Mercredi 23 octobre 2013 par Ralph Gambihler

Un Château en Italie

Je hais le mot et la chose. Le  junket, cet enchaînement d'interviews chronométrées dans un grand palace parisien, est peu propice au feeling et à l'émotion. La preuve avec Valeria Bruni Tedeschi qui fait le job dans une suite d'hôtel parfaitement en accord avec la géographie lustrée de son nouveau film.

Faire le job, cela veut dire qu'elle ne lâchera pas grand chose, ou presque, de cette ultra-sensibilité qu'on lui connait et qu'un environnement familial ultra-peoplisé a dû aiguiser encore d'avantage. Croit-elle qu'on va la solliciter sur la part de réel et de fiction dans "Un Château en Italie" alors que le caractère autobiographique de son univers saute aux yeux ? Imagine-t-elle qu'on va s'abaisser à lui demander pourquoi, dans le film, elle parle de son frère et pas de sa soeur ?

Quelques mots-valise -des noms propres, en l'occurrence- donnent le change. Tchekhov, pour commencer, puisqu'il est question dans le récit d'un arbre qu'on abat et que l'art du burlesque dépressif n'a jamais été aussi bien assumé que dans ce personnage de femme de 43 ans vivotant tant bien que mal entre le Sida de son frangin, la faillite de sa châtelaine de mère et une irrépressible envie de maternité, ce qui donne lieu, au passage, à une séquence d'anthologie dans une clinique sur fond de confusion patronymique.

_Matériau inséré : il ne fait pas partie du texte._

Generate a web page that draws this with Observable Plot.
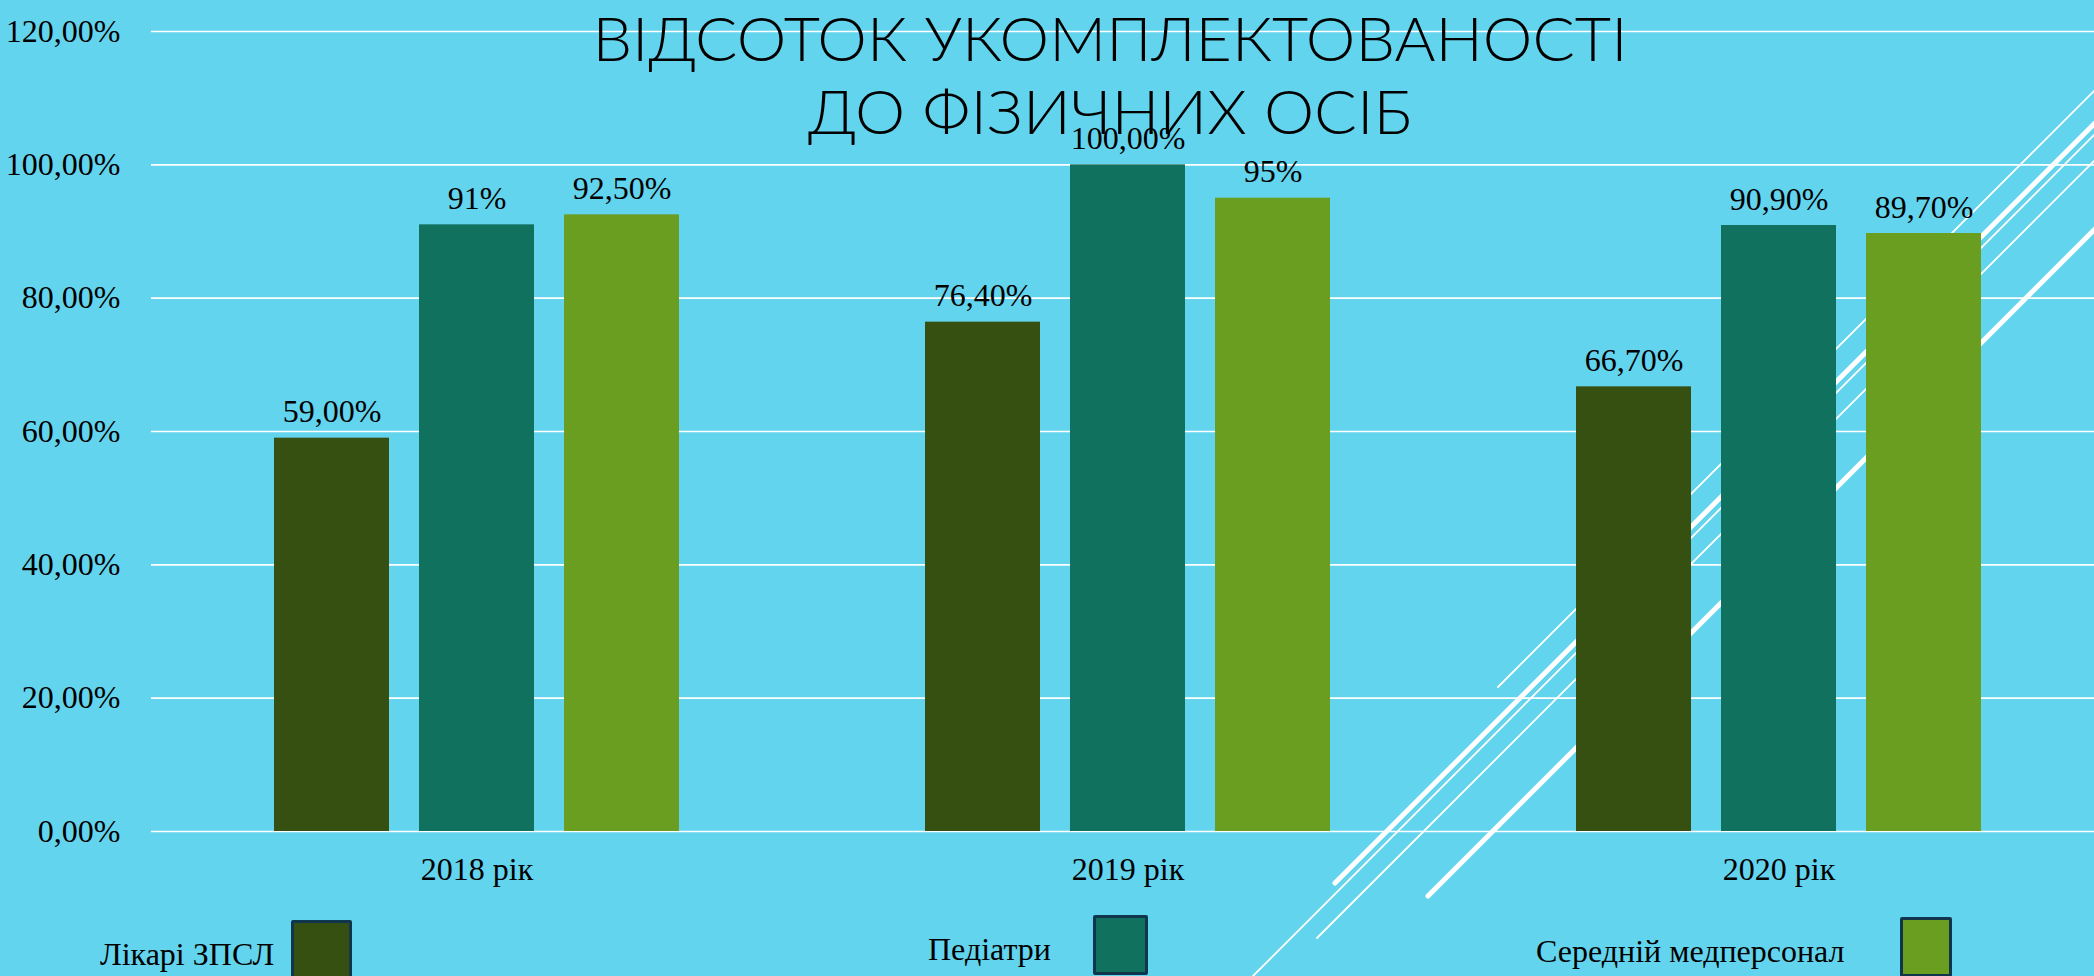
<!DOCTYPE html>
<html>
<head>
<meta charset="utf-8">
<script src="https://cdn.jsdelivr.net/npm/d3@7"></script>
<script src="https://cdn.jsdelivr.net/npm/@observablehq/plot@0.6"></script>
<style>
  html, body { margin: 0; padding: 0; overflow: hidden; }
  body { background: #63d4ee; width: 2094px; height: 976px; }
  #wrap { position: relative; width: 2094px; height: 976px; overflow: hidden; background: #63d4ee; }
  #deco, #chart, #title { position: absolute; left: 0; top: 0; }
  #chart { width: 2104px; }
  #chart svg { max-width: none !important; }
  #legend { position: absolute; left: 0; top: 0; width: 2094px; height: 976px; pointer-events: none;
            font-family: 'Liberation Serif', 'Times New Roman', serif; font-size: 32px; color: #000; }
  .item { position: absolute; display: flex; align-items: flex-start; }
  .item span { display: block; margin-top: 14px; line-height: 40px; }
  .sw { height: 60px; box-sizing: border-box; border: 3px solid #10364d; border-radius: 2px; }
</style>
</head>
<body>
<div id="wrap">
  <svg id="deco" width="2094" height="976"></svg>
  <div id="chart"></div>
  <svg id="title" width="2094" height="200" style="overflow: visible"></svg>
  <div id="legend"></div>
</div>
<script>
// ---- data ----
const categories = ["2018 рік", "2019 рік", "2020 рік"];
const seriesNames = ["Лікарі ЗПСЛ", "Педіатри", "Середній медперсонал"];
const doctorsValues = [59.0, 76.4, 66.7];
const pediatriciansValues = [91.0, 100.0, 90.9];
const nursesValues = [92.5, 95.0, 89.7];
const doctorsLabels = ["59,00%", "76,40%", "66,70%"];
const pediatriciansLabels = ["91%", "100,00%", "90,90%"];
const nursesLabels = ["92,50%", "95%", "89,70%"];
const yTicks = [0, 20, 40, 60, 80, 100, 120];
const yTickLabels = ["0,00%", "20,00%", "40,00%", "60,00%", "80,00%", "100,00%", "120,00%"];
const seriesColors = ["#365011", "#10715e", "#6a9e20"];
const titleLines = ["ВІДСОТОК УКОМПЛЕКТОВАНОСТІ", "ДО ФІЗИЧНИХ ОСІБ"];

const seriesValues = [doctorsValues, pediatriciansValues, nursesValues];
const seriesLabels = [doctorsLabels, pediatriciansLabels, nursesLabels];
const rows = [];
categories.forEach((c, i) => {
  seriesNames.forEach((s, j) => {
    rows.push({year: c, series: s, value: seriesValues[j][i], label: seriesLabels[j][i]});
  });
});

// ---- decorative background lines (slide ornament) ----
const deco = d3.select("#deco");
const decoLines = [
  {p: [1335, 883, 2200, 18], w: 5},
  {p: [1428, 896, 2200, 124], w: 5},
  {p: [1253, 976, 2200, 29], w: 1.8},
  {p: [1317, 938, 2200, 55], w: 1.8},
  {p: [1498, 687, 2200, -15], w: 1.8}
];
decoLines.forEach(l => {
  deco.append("line").attr("x1", l.p[0]).attr("y1", l.p[1]).attr("x2", l.p[2]).attr("y2", l.p[3])
    .attr("stroke", "white").attr("stroke-width", l.w).attr("stroke-linecap", "round");
});

// ---- chart ----
const chart = Plot.plot({
  width: 2104,
  height: 900,
  marginLeft: 151,
  marginRight: 0,
  marginTop: 31,
  marginBottom: 69,
  style: {background: "transparent", fontFamily: "'Liberation Serif', 'Times New Roman', serif", fontSize: "32px", color: "black", overflow: "visible", maxWidth: "none"},
  fx: {domain: categories, padding: 0, axis: "bottom", tickSize: 0, tickPadding: 26, label: null},
  x: {domain: seriesNames, paddingInner: 0.21, paddingOuter: 0.848, axis: null},
  y: {domain: [0, 120], ticks: yTicks, tickFormat: d => yTickLabels[yTicks.indexOf(d)], tickSize: 0, tickPadding: 31, label: null},
  color: {domain: seriesNames, range: seriesColors},
  marks: [
    Plot.ruleY(yTicks, {stroke: "white", strokeWidth: 1.6}),
    Plot.barY(rows, {fx: "year", x: "series", y: "value", fill: "series"}),
    Plot.text(rows, {fx: "year", x: "series", y: "value", text: "label", dy: -16, lineAnchor: "bottom", fill: "black"})
  ]
});
document.getElementById("chart").appendChild(chart);

// ---- title ----
const title = d3.select("#title");
const titleSpecs = [{y: 61, len: 1035}, {y: 134, len: 604}];
titleLines.forEach((t, i) => {
  title.append("text").attr("x", 1110).attr("y", titleSpecs[i].y)
    .attr("text-anchor", "middle")
    .attr("font-family", "Lato, 'Open Sans', sans-serif").attr("font-weight", 300).attr("font-size", 62)
    .attr("textLength", titleSpecs[i].len).attr("lengthAdjust", "spacingAndGlyphs")
    .attr("fill", "#000").text(t);
});

// ---- legend ----
const legend = d3.select("#legend");
const legendPos = [
  {left: 100, top: 920, gap: 17, w: 61},
  {left: 928, top: 915, gap: 42, w: 55},
  {left: 1536, top: 917, gap: 55, w: 52}
];
seriesNames.forEach((s, i) => {
  const it = legend.append("div").attr("class", "item")
    .style("left", legendPos[i].left + "px").style("top", legendPos[i].top + "px");
  it.append("span").text(s).style("margin-right", legendPos[i].gap + "px");
  it.append("div").attr("class", "sw").style("width", legendPos[i].w + "px").style("background", seriesColors[i]);
});
</script>
</body>
</html>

De Tchekhov on passe à Jean Renoir à qui personne n'a jamais reproché d'avoir filmé les tourments de gens riches ("La Règle du Jeu"...) alors que ce serait là le pêché originel de Valeria Bruni Tedeschi... La comédienne-réalisatrice, à vrai dire, à pris soin de déminer l'affaire en confiant à Xavier Beauvois le rôle de l'ami de famille mi-candide, mi-bouffon, balançant à intervalles réguliers de cruelles vérités. De Jean Renoir on ne passera pas à Louis Garrel. Rien à dire sur l'ex-compagnon à qui est dévolu, ici, un rôle de jeune dragueur censé faire contrepoint aux drames familiaux.  Ce n'est pas la partition la plus réussie du film, surtout au regard de la séquence qui fait référence au désistement de l'acteur sur "Laurence Anyways".

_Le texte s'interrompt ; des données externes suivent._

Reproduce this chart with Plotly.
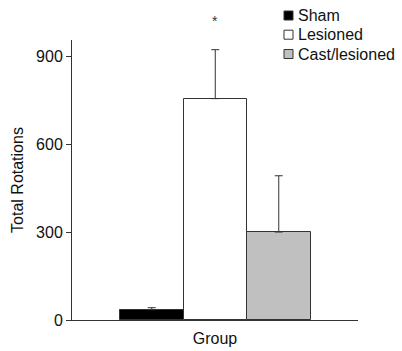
import plotly.graph_objects as go

groups = ["Sham", "Lesioned", "Cast/lesioned"]
means = [35, 755, 300]
errors = [7, 167, 192]
colors = ["#000000", "#ffffff", "#c0c0c0"]
yticks = [0, 300, 600, 900]

W, H = 402, 351
L, R, T, B = 72, 44, 40, 31
PW, PH = W - L - R, H - T - B

def px(x):
    return (x - L) / PW

def py(y):
    return (H - B - y) / PH

fig = go.Figure()
for i, (g, m, e, c) in enumerate(zip(groups, means, errors, colors)):
    fig.add_trace(go.Bar(
        x=[i], y=[m], name=g, width=1, showlegend=False,
        marker=dict(color=c, line=dict(color="#333333", width=1)),
        error_y=dict(type="data", array=[e], arrayminus=[0], symmetric=False,
                     color="#333333", thickness=1, width=4),
    ))

fig.add_annotation(x=1, y=py(11), xref="x", yref="paper", text="*", showarrow=False,
                   font=dict(size=14, color="#333333"))

# manual legend
leg_ys = [15.5, 34.7, 54]
for g, c, yc in zip(groups, colors, leg_ys):
    fig.add_shape(type="rect", xref="paper", yref="paper",
                  x0=px(284), x1=px(293), y0=py(yc + 4.5), y1=py(yc - 4.5),
                  fillcolor=c, line=dict(color="#333333", width=1))
    fig.add_annotation(x=px(296), y=py(yc), xref="paper", yref="paper",
                       text=g, showarrow=False, xanchor="left", yanchor="middle",
                       font=dict(size=16, color="#111111"))

font = "Arial, Liberation Sans, sans-serif"
fig.update_layout(
    width=W, height=H,
    margin=dict(l=L, r=R, t=T, b=B),
    paper_bgcolor="white", plot_bgcolor="white",
    font=dict(family=font, size=16, color="#111111"),
    showlegend=False,
    bargap=0,
    xaxis=dict(range=[-1.256, 3.248], showticklabels=False, ticks="", automargin=False,
               showline=True, linecolor="#333333", linewidth=1, showgrid=False,
               zeroline=False, title=dict(text="Group", standoff=12, font=dict(size=16))),
    yaxis=dict(range=[0, 955], tickvals=yticks, ticks="outside", ticklen=5, automargin=False,
               tickcolor="#333333", showline=True, linecolor="#333333", linewidth=1,
               showgrid=False, zeroline=False, tickfont=dict(size=16),
               title=dict(text="Total Rotations", standoff=8, font=dict(size=16))),
)

fig.write_html("out.html")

On avait prévu de finir l'entretien sur  "L'Infini", de Giacomo Leopardi. Juste pour savoir si, après avoir performé aussi brillamment dans le tourbillon et les morceaux de bravoure, Valeria Bruni Tedeschi ne serait pas tentée, dans son prochain film, d'adopter un ton plus introverti, plus minimaliste, à l'instar de ce poème qu'elle adore et dans lequel il est question de "surhumains silences et d'une si profonde tranquillité que pour un peu se troublerait le coeur"... La question tombe à l'eau, l'actrice-réalisatrice suggérant que l'on n'a strictement rien compris à son poème de chevet. Rendez-vous manqué. Clap de fin. Le film, lui, est vraiment très beau.

"Un Château en Italie", de Valeria Bruni Tedeschi (Sortie en salles le 30 octobre). Coup de projecteur, le même jour (12h30), sur TSFJAZZ, avec Valeria Bruni Tedeschi.